— REQUIREMENT —
Please pull out every line that includes the string "this".

— ROWS —

◆ ◆ ◆ ◆ ◆ ◆ ◆

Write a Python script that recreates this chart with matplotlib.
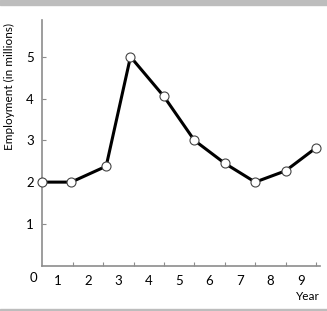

◆ ◆ ◆ ◆ ◆ ◆ ◆

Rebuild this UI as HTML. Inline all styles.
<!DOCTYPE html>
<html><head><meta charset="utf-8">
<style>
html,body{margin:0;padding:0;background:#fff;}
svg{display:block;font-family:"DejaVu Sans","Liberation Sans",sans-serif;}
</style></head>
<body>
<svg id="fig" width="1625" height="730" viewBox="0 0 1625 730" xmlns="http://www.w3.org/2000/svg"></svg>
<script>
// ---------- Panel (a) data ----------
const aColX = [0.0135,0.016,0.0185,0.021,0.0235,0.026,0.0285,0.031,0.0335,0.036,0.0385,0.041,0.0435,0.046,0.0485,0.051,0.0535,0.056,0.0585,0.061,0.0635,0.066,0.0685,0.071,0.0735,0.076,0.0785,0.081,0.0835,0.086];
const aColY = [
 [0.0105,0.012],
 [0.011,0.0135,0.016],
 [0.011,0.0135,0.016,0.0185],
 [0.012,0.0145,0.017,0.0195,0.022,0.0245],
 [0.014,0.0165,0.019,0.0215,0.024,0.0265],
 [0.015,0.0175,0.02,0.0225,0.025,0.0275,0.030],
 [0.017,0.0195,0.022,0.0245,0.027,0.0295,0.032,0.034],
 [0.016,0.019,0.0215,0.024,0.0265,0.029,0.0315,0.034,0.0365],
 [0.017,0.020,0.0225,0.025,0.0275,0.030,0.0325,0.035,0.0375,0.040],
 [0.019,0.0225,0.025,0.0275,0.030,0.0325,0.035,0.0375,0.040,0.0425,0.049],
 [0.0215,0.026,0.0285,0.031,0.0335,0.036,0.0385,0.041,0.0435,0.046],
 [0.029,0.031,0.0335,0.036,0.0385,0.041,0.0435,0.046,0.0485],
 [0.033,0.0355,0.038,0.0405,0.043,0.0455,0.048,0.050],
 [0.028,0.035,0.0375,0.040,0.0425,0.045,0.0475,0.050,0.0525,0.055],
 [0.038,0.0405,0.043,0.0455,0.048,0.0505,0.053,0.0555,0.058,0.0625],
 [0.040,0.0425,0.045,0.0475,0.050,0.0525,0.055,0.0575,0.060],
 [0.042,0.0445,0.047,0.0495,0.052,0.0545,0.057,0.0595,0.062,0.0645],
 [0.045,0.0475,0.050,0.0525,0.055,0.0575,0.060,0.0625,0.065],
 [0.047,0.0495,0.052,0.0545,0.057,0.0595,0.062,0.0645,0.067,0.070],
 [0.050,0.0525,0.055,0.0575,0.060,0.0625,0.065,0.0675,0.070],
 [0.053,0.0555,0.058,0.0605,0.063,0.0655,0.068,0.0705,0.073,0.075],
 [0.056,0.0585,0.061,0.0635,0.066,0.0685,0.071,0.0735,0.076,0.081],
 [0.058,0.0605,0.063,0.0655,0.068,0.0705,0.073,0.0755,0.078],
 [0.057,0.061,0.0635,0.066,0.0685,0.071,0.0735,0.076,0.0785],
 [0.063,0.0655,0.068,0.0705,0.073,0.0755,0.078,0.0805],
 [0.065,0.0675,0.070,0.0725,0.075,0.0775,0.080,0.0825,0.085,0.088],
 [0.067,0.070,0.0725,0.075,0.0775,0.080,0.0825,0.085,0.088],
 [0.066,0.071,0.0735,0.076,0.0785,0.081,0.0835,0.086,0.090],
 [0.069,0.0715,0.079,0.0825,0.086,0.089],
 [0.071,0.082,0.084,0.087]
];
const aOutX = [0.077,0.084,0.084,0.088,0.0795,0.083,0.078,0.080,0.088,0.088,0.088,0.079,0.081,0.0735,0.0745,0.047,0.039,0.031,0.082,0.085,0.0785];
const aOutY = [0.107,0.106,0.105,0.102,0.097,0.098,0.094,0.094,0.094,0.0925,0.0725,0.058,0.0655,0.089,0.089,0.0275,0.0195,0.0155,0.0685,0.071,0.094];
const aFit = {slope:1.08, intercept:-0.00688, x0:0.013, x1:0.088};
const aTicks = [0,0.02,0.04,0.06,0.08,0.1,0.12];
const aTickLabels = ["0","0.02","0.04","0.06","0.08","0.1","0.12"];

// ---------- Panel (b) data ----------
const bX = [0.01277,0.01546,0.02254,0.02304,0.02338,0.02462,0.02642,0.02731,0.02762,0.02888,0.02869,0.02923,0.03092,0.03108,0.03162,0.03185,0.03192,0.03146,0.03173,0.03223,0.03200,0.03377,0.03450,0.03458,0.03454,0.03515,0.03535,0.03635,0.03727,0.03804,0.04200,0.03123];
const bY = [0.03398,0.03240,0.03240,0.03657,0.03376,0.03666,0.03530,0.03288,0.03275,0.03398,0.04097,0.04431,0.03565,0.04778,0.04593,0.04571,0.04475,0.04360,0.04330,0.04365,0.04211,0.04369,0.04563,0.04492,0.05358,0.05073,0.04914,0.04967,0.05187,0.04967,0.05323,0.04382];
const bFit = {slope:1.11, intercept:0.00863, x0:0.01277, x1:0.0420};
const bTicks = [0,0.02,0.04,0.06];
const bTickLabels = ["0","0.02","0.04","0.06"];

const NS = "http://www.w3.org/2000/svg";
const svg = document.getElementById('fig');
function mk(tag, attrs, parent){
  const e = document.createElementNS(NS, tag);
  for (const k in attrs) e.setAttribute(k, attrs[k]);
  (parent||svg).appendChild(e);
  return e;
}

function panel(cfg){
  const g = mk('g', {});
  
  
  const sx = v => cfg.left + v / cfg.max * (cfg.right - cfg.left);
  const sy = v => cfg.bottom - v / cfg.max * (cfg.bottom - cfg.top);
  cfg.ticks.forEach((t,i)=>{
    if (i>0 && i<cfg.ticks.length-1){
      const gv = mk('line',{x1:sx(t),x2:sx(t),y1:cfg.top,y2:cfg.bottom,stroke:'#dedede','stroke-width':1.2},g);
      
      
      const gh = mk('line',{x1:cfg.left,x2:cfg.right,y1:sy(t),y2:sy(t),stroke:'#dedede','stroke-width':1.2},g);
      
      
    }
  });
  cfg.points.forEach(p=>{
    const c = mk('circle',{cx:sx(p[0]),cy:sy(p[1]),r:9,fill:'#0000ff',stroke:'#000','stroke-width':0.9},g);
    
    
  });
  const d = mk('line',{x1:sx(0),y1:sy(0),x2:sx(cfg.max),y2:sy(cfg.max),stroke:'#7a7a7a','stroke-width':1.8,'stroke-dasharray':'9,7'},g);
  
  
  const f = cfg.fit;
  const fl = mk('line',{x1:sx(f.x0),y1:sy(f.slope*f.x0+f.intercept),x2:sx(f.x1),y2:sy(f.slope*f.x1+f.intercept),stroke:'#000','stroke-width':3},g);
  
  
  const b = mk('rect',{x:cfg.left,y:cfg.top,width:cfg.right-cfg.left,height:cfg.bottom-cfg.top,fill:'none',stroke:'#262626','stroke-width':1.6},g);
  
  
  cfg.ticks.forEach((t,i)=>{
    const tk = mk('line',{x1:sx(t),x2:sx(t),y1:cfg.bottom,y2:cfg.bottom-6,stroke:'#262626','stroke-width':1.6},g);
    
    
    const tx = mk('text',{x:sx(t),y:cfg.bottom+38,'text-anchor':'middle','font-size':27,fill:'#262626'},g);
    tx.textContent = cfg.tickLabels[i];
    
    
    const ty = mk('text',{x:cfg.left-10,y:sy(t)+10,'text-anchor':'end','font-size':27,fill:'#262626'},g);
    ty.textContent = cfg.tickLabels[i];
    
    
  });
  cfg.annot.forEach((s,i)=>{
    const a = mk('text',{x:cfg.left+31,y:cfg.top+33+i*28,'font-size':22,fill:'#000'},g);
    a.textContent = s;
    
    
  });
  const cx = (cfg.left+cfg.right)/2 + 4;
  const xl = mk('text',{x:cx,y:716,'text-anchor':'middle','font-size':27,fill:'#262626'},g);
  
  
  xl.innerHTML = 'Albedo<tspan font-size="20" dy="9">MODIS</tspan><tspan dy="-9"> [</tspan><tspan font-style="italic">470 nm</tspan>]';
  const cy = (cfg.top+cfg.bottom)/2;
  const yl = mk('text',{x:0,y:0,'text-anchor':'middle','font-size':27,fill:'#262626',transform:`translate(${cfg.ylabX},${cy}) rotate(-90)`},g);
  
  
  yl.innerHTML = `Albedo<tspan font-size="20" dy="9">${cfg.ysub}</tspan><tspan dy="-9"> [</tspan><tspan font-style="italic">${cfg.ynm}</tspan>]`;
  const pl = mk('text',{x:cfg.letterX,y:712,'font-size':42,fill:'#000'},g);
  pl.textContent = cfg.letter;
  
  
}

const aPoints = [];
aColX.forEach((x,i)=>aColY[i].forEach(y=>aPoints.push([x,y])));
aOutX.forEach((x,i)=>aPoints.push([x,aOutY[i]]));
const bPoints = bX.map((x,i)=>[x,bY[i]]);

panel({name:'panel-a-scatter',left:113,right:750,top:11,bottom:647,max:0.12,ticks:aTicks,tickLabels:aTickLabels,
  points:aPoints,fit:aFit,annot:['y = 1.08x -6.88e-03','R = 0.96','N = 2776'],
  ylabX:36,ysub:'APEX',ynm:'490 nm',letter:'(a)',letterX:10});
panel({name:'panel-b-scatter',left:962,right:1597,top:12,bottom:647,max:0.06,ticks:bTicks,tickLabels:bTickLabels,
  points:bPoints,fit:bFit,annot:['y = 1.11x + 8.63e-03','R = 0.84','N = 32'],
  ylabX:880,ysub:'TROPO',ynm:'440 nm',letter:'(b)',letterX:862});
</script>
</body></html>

◆ ◆ ◆ ◆ ◆ ◆ ◆

— SOLUTION BELOW —
Write a Python script that recreates this chart with matplotlib.
Rebuild this UI as HTML. Inline all styles.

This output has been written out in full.